Les limites sont atteintes : la SIMMAD tente de préserver les équipements en métropole, mais cela se fait au prix d'un déficit organique croissant : les personnels qualifiés sont obligés de repartir en OPEX à défaut d'avoir eu le temps de former les nouveaux pilotes. Les équipages d'aéronefs basés en métropole ne parviennent pas à se qualifier faute d'instructeurs mais aussi faute de parvenir à accumuler un nombre d'heures de vol suffisant. De plus, pour répondre aux besoins des OPEX, on oriente les formations à l'engagement, ce qui est le principe même de la différenciation, prévue par la LPM, mais ce principe est poussé à son maximum. Il me semble que la capacité de résistance des personnels navigants et non navigants projetés est mise à rude épreuve, sans parler de l'usure des matériels projetés dont mon co-rapporteur fera état. Notre commission aurait tout intérêt à réfléchir au format du contrat opérationnel et au nombre de théâtres qui peuvent être ouverts dans le contexte budgétaire contraint que nous connaissons.

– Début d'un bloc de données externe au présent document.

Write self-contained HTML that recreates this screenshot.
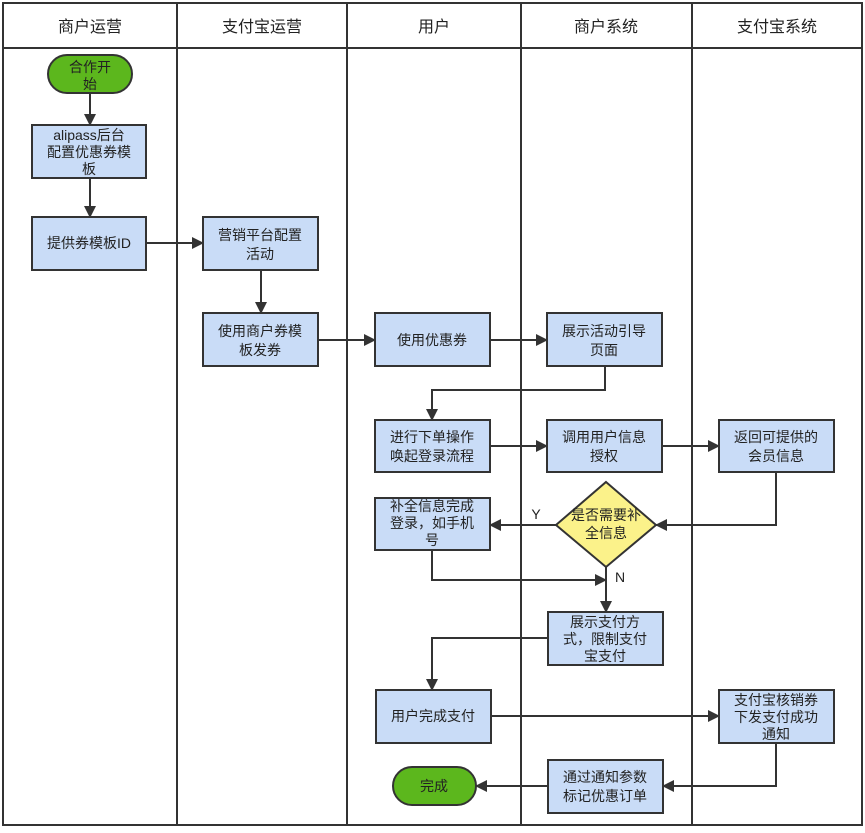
<!DOCTYPE html>
<html><head><meta charset="utf-8"><style>
body{margin:0;background:#fff;}
svg text{font-family:"Liberation Sans","Noto Sans CJK SC",sans-serif;fill:#222;}
</style></head><body>
<svg width="865" height="828" viewBox="0 0 865 828" xmlns="http://www.w3.org/2000/svg">
<defs><marker id="a" markerWidth="12" markerHeight="12" refX="11" refY="6" orient="auto" markerUnits="userSpaceOnUse"><path d="M0,0 L12,6 L0,12 z" fill="#333"/></marker></defs>
<g stroke="#333" stroke-width="2" fill="none">
<rect x="3" y="3" width="859" height="822"/>
<line x1="3" y1="48" x2="862" y2="48"/>
<line x1="177" y1="3" x2="177" y2="825"/>
<line x1="347" y1="3" x2="347" y2="825"/>
<line x1="521" y1="3" x2="521" y2="825"/>
<line x1="692" y1="3" x2="692" y2="825"/>
</g>
<g font-size="16" text-anchor="middle">
<text x="90" y="32">商户运营</text><text x="262" y="32">支付宝运营</text><text x="434" y="32">用户</text><text x="606" y="32">商户系统</text><text x="777" y="32">支付宝系统</text>
</g>
<g stroke="#333" stroke-width="2" fill="none" marker-end="url(#a)">
<path d="M90,93V125"/><path d="M90,178V217"/><path d="M146,243H203"/><path d="M261,270V313"/>
<path d="M318,340H375"/><path d="M490,340H547"/><path d="M605,366V390H432V420"/>
<path d="M490,446H547"/><path d="M662,446H719"/><path d="M776,472V525H656"/>
<path d="M556,525H490"/><path d="M432,550V580H606"/><path d="M606,567V612"/>
<path d="M548,638H432V690"/><path d="M491,716H719"/><path d="M776,743V786H663"/><path d="M548,786H476"/>
</g>
<g stroke="#333" stroke-width="2">
<rect x="48" y="55" width="84" height="38" rx="19" fill="#5cb71d"/>
<rect x="393" y="767" width="83" height="38" rx="19" fill="#5cb71d"/>
<g fill="#c9dcf7">
<rect x="32" y="125" width="114" height="53"/><rect x="32" y="217" width="114" height="53"/>
<rect x="203" y="217" width="115" height="53"/><rect x="203" y="313" width="115" height="53"/>
<rect x="375" y="313" width="115" height="53"/><rect x="547" y="313" width="115" height="53"/>
<rect x="375" y="420" width="115" height="52"/><rect x="547" y="420" width="115" height="52"/>
<rect x="719" y="420" width="115" height="52"/><rect x="375" y="498" width="115" height="52"/>
<rect x="548" y="612" width="115" height="53"/><rect x="376" y="690" width="115" height="53"/>
<rect x="719" y="690" width="115" height="53"/><rect x="548" y="760" width="115" height="53"/>
</g>
<path d="M606,482 L656,525 L606,567 L556,525 Z" fill="#fbf28a"/>
</g>
<g font-size="14" text-anchor="middle">
<text x="90" y="72">合作开</text><text x="90" y="89">始</text>
<text x="89" y="140">alipass后台</text><text x="89" y="157">配置优惠券模</text><text x="89" y="174">板</text>
<text x="89" y="248">提供券模板ID</text>
<text x="260" y="240">营销平台配置</text><text x="260" y="259">活动</text>
<text x="260" y="336">使用商户券模</text><text x="260" y="355">板发券</text>
<text x="432" y="345">使用优惠券</text>
<text x="604" y="336">展示活动引导</text><text x="604" y="355">页面</text>
<text x="432" y="442">进行下单操作</text><text x="432" y="461">唤起登录流程</text>
<text x="604" y="442">调用用户信息</text><text x="604" y="461">授权</text>
<text x="776" y="442">返回可提供的</text><text x="776" y="461">会员信息</text>
<text x="432" y="511">补全信息完成</text><text x="432" y="528">登录，如手机</text><text x="432" y="545">号</text>
<text x="606" y="520">是否需要补</text><text x="606" y="538">全信息</text>
<text x="536" y="519">Y</text><text x="620" y="582">N</text>
<text x="605" y="627">展示支付方</text><text x="605" y="644">式，限制支付</text><text x="605" y="661">宝支付</text>
<text x="433" y="721">用户完成支付</text>
<text x="776" y="705">支付宝核销券</text><text x="776" y="722">下发支付成功</text><text x="776" y="739">通知</text>
<text x="605" y="782">通过通知参数</text><text x="605" y="801">标记优惠订单</text>
<text x="434" y="791">完成</text>
</g>
</svg>
</body></html>
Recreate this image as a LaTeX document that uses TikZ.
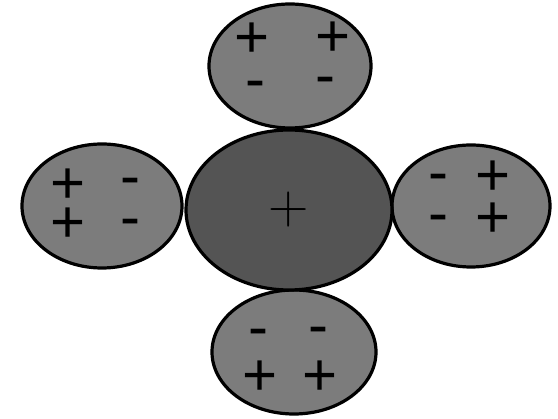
\documentclass[tikz,border=0pt]{standalone}
\usepackage{fontspec}
\setmainfont{Liberation Sans}
\newfontfamily\lmfont{Latin Modern Roman}
\usetikzlibrary{shapes.geometric, positioning}
\usepackage{xcolor}
\definecolor{shellgray}{RGB}{124,124,124}
\definecolor{coregray}{RGB}{84,84,84}

\begin{document}
\begin{tikzpicture}[x=1pt, y=-1pt,
        % Style for the outer charge clouds
        cloud/.style={ellipse, draw=black, line width=3.2pt, fill=shellgray, inner sep=0pt},
        % Style for the central nucleus
        core/.style={ellipse, draw=black, line width=3.2pt, fill=coregray, inner sep=0pt, minimum width=206pt, minimum height=160pt},
        % Styles for the charge signs
        plussign/.style={inner sep=0pt, font=\fontsize{60}{60}\selectfont, text height=31pt, text depth=-11pt},
        minussign/.style={inner sep=0pt, font=\fontsize{60}{60}\selectfont, text height=21pt, text depth=-11pt}
    ]
    \useasboundingbox (0,0) rectangle (558,419);

    % --- CLOUDS ---
    \node (top) [cloud, minimum width=162pt, minimum height=124pt] at (290,66) {};
    \node (left) [cloud, minimum width=160pt, minimum height=124pt] at (102,206) {};
    \node (right) [cloud, minimum width=158pt, minimum height=122pt] at (471,206) {};
    \node (bottom) [cloud, minimum width=164pt, minimum height=124pt] at (294,352) {};

    % --- CORE ---
    \node (nucleus) [core] at (289,210) {};
    \node (corepos) [inner sep=0pt, font=\lmfont\fontsize{56}{56}\selectfont] at (nucleus.center) {+};

    % --- SIGNS ---
    \node (tp1) [plussign] at (252,42) {+};
    \node (tp2) [plussign] at (333,41) {+};
    \node (tm1) [minussign] at (255,89) {-};
    \node (tm2) [minussign] at (325,85) {-};

    \node (lp1) [plussign] at (68,188) {+};
    \node (lp2) [plussign] at (68,227) {+};
    \node (lm1) [minussign] at (130,186) {-};
    \node (lm2) [minussign] at (130,227) {-};

    \node (rm1) [minussign] at (438,182) {-};
    \node (rm2) [minussign] at (438,223) {-};
    \node (rp1) [plussign] at (493,180) {+};
    \node (rp2) [plussign] at (493,222) {+};

    \node (bm1) [minussign] at (258,337) {-};
    \node (bm2) [minussign] at (318,335) {-};
    \node (bp1) [plussign] at (260,380) {+};
    \node (bp2) [plussign] at (320,380) {+};

\end{tikzpicture}
\end{document}
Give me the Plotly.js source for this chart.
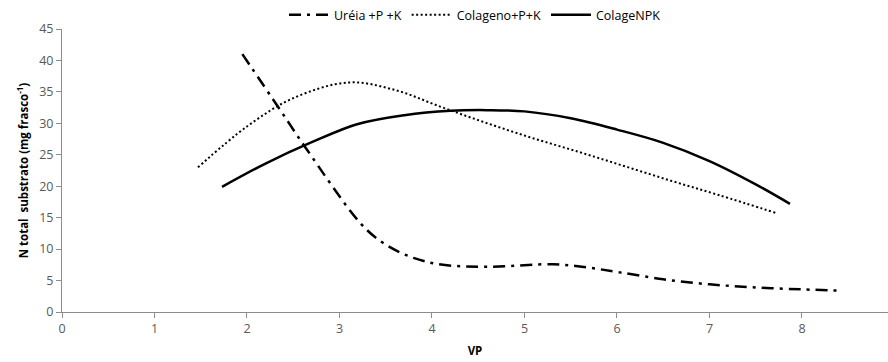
<!DOCTYPE html>
<html><head><meta charset="utf-8">
<script src="https://cdn.plot.ly/plotly-3.0.1.min.js"></script>
<style>html,body{margin:0;padding:0;background:#fff}#chart{width:888px;height:362px}</style>
</head><body><div id="chart"></div>
<script>
const seriesNames = ["Uréia +P +K", "Colageno+P+K", "ColageNPK"];
const ureiaX = [1.95, 2.36, 2.63, 3.24, 3.49, 3.8, 4.12, 4.63, 5.31, 5.67, 6.03, 6.5, 7.0, 7.5, 8.0, 8.41];
const ureiaY = [41, 32.1, 26.2, 13.9, 10.8, 8.6, 7.5, 7.2, 7.6, 7.1, 6.3, 5.2, 4.4, 3.9, 3.6, 3.4];
const colagenoX = [1.47, 2.0, 2.5, 3.1, 3.6, 4.1, 4.6, 5.1, 5.6, 6.1, 6.6, 7.1, 7.73];
const colagenoY = [23.0, 29.5, 34.0, 36.5, 35.3, 32.6, 30.0, 27.6, 25.4, 23.1, 20.8, 18.6, 15.7];
const npkX = [1.73, 2.2, 2.7, 3.2, 3.7, 4.2, 4.6, 5.0, 5.5, 6.0, 6.5, 7.0, 7.5, 7.87];
const npkY = [19.9, 23.6, 27.0, 29.9, 31.3, 32.0, 32.1, 31.9, 30.8, 29.0, 26.9, 24.0, 20.3, 17.2];
const xTicks = [0, 1, 2, 3, 4, 5, 6, 7, 8];
const yTicks = [0, 5, 10, 15, 20, 25, 30, 35, 40, 45];

const traces = [
  {x: ureiaX, y: ureiaY, name: seriesNames[0], mode: 'lines',
   line: {color: '#000', width: 2.5, dash: '12px,6px,3px,6px', shape: 'spline', smoothing: 1}},
  {x: colagenoX, y: colagenoY, name: seriesNames[1], mode: 'lines',
   line: {color: '#000', width: 2, dash: '2px,2.5px', shape: 'spline', smoothing: 1}},
  {x: npkX, y: npkY, name: seriesNames[2], mode: 'lines',
   line: {color: '#000', width: 2.5, dash: 'solid', shape: 'spline', smoothing: 1}}
];
const fam = 'Open Sans, Liberation Sans, sans-serif';
const axisFont = {family: fam, size: 12.5, color: '#595959'};
const layout = {
  width: 888, height: 362,
  margin: {l: 62, r: 0, t: 25, b: 50},
  paper_bgcolor: '#fff', plot_bgcolor: '#fff',
  showlegend: true,
  legend: {orientation: 'h', x: 0.5, xanchor: 'center', y: 1.05, yanchor: 'middle',
           font: {family: fam, size: 12.5, color: '#000'},
           itemwidth: 40, tracegroupgap: 0, bgcolor: 'rgba(0,0,0,0)'},
  xaxis: {range: [0, 8.93], tickvals: xTicks, ticktext: xTicks.map(String),
          showgrid: false, zeroline: false, showline: true, linecolor: '#8c8c8c', linewidth: 1,
          ticks: 'outside', ticklen: 5, tickcolor: '#8c8c8c', tickfont: axisFont,
          title: {text: 'VP', font: {family: fam, size: 11.5, color: '#000', weight: 'bold'}, standoff: 10}},
  yaxis: {range: [0, 45], tickvals: yTicks, ticktext: yTicks.map(String),
          showgrid: false, zeroline: false, showline: true, linecolor: '#8c8c8c', linewidth: 1,
          ticks: 'outside', ticklen: 5, tickcolor: '#8c8c8c', tickfont: axisFont,
          title: {text: 'N total  substrato (mg frasco<sup>-1</sup>)', font: {family: fam, size: 11.5, color: '#000', weight: 'bold'}, standoff: 8}}
};
Plotly.newPlot('chart', traces, layout, {displayModeBar: false, staticPlot: true});
</script></body></html>
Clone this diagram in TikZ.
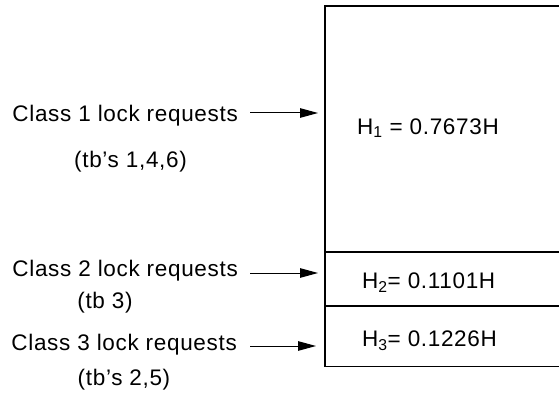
\documentclass[tikz,border=0pt]{standalone}
\usepackage{fontspec}
\setmainfont{Liberation Sans}[LetterSpace=3]
\usetikzlibrary{arrows.meta, positioning}

\tikzset{
  req/.style={anchor=base east, inner sep=0pt, font=\fontsize{22.5}{25}\selectfont},
  tbs/.style={anchor=base, inner sep=0pt, font=\fontsize{22.5}{25}\selectfont},
  hval/.style={anchor=base west, inner sep=0pt, font=\fontsize{22.5}{25}\selectfont},
  feed/.style={line width=1pt, -{Triangle[length=18pt,width=9.5pt]}},
  wall/.style={line width=1.2pt}
}
\newcommand{\hsub}[1]{H\textsubscript{#1}}

\begin{document}
\begin{tikzpicture}[x=1pt, y=1pt]
  \useasboundingbox (0,0) rectangle (559,397);

  % the lock table
  \coordinate (tl) at (325,391);
  \coordinate (tr) at (559,391);
  \coordinate (bl) at (325,30.5);
  \coordinate (br) at (559,30.5);
  \coordinate (s1l) at (325,145);
  \coordinate (s1r) at (559,145);
  \coordinate (s2l) at (325,91);
  \coordinate (s2r) at (559,91);
  \draw[wall] (tr) -- (tl) -- (bl) -- (br);
  \draw[wall] (s1l) -- (s1r);
  \draw[wall] (s2l) -- (s2r);

  \node[hval] (h1) at (357,262.7) {\hsub{1} = 0.7673H};
  \node[hval] (h2) at (362,108.7) {\hsub{2}= 0.1101H};
  \node[hval] (h3) at (362,50.3) {\hsub{3}= 0.1226H};

  % requests
  \node[req] (c1) at (238,276) {Class 1 lock requests};
  \node[tbs] (t1) at (130.5,230) {(tb’s 1,4,6)};
  \node[req] (c2) at (238,120.3) {Class 2 lock requests};
  \node[tbs] (t2) at (105,89) {(tb 3)};
  \node[req] (c3) at (237,47) {Class 3 lock requests};
  \node[tbs] (t3) at (124,12) {(tb’s 2,5)};

  \coordinate (a1) at (318,284);
  \coordinate (a2) at (318,124);
  \coordinate (a3) at (316,51);

  \draw[feed] ([xshift=12pt]c1.east |- a1) -- (a1);
  \draw[feed] ([xshift=12pt]c2.east |- a2) -- (a2);
  \draw[feed] ([xshift=13pt]c3.east |- a3) -- (a3);
\end{tikzpicture}
\end{document}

Enfin, je souhaite attirer votre attention sur le fait que ma position personnelle est qu'il faut soutenir la démarche du ministre de la défense visant à embaucher des ouvriers d'État dans quatre spécialités du MCO aéronautique. Le besoin d'embauche, au regard des caractéristiques démographiques du SIAé, est à mon sens de 160 ouvriers d'État (et non seulement 50 ouvriers d'État comme le prévoit la LPM). Si la réunion interministérielle de novembre ne donnait pas satisfaction de ce point de vue au ministère de la défense, le service du SIAé, fleuron du MCO, serait fragilisé. Cela serait d'autant plus regrettable que le SIAé a su se positionner sur les flottes nouvelles que sont le Rafale et l'A400M, dès le début de leur utilisation, et que l'on sait très bien que les industriels ne maintiennent pas les équipements aussi longtemps que notre armée les utilise. Il faut avoir conscience que ce secteur est extrêmement concurrentiel et que le recrutement, qui de toute façon se fait au prix du secteur privé, ne garantit pas la fidélisation des personnels. Le statut d'ouvrier d'État permet de fidéliser les personnels, ce qui me paraît personnellement indispensable au moment où le SIAé acquiert des compétences sur les nouvelles flottes, susceptibles d'intéresser le secteur privé.